Bu görüşlerim bir yana; CHP'nin kötü yönetildiği konusunda kuşku duymuyorum. Fakat bu yönetimin bir biçimde sonlandırılacağını düşünüyorum.
XXX
Rahşan Ecevit'in yeni bir siyasal parti kurmak istemesini; saygıyla fakat şaşkınlıkla karşılıyorum. Eğer CHP'nin bir "sinerji" yaratabilmek umuduyla; kimi DSP'lilere kapısını açması olmasa; DSP de "siyasal mevtalar" arasına katılmış olacaktı. Bu son çabaların bu kaderi değiştirebileceğini sanmıyorum.

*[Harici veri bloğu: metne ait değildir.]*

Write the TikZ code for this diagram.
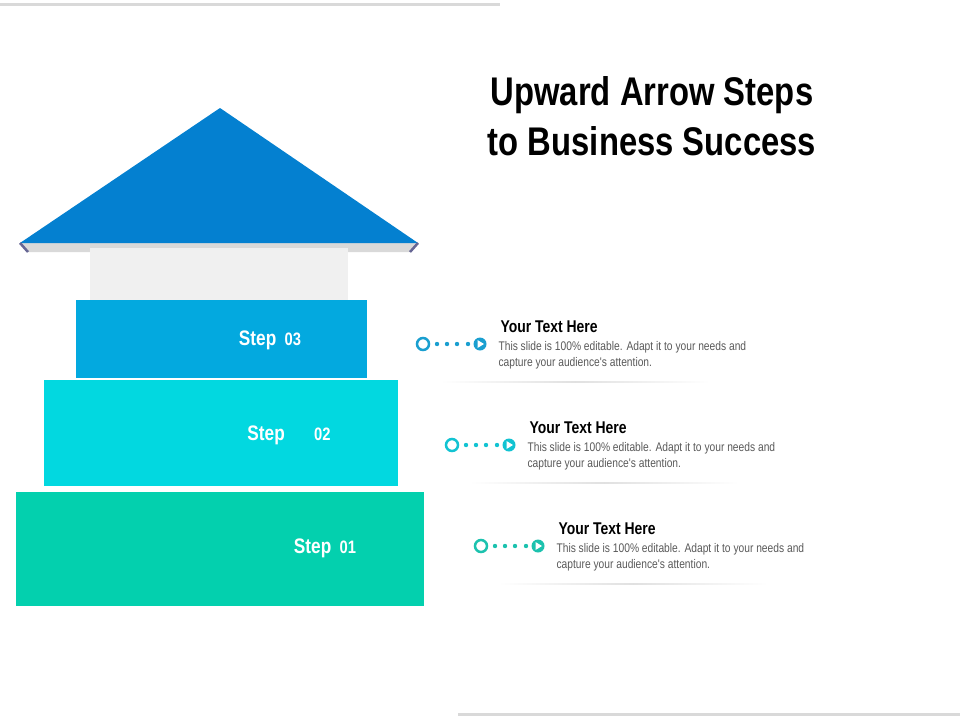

Mustafa Sarıgül ise başarılı bir siyasetçi. Çalışkan ve kendini sevdirmesini biliyor. Fakat duygusal ve heyecanlı. Bilgi Üniversitesi'nin kuruluş yıllarında; Kuştepe'de bizleri çok bunaltmıştı. Eğer yargıdan güç alamasak tatsız şeyler olabilirdi.
Aradan yıllar geçti. Şimdi soğukkanlı bir değerlendirme yaptığım zaman, etrafına iyi isimler toplayabilirse başarı şansının olabileceğini düşünüyorum. Kurultay hataları yaptığı ilk "çıkışında"; yanında Hasan Bey dışında kimseler yoktu. Şimdi çok sayıda isimleri görüyorum. İktidar alternatifi olmasa bile; TBMM'ye girer gibime geliyor.
"Milliyetçi sağ"da çok daha fazla parti "boşluk" arıyor. Fakat BBP dahil hiçbirine şans vermiyorum. MHP burada boşluk bırakmıyor.
Bunu bir başka yazımda ele alacağım.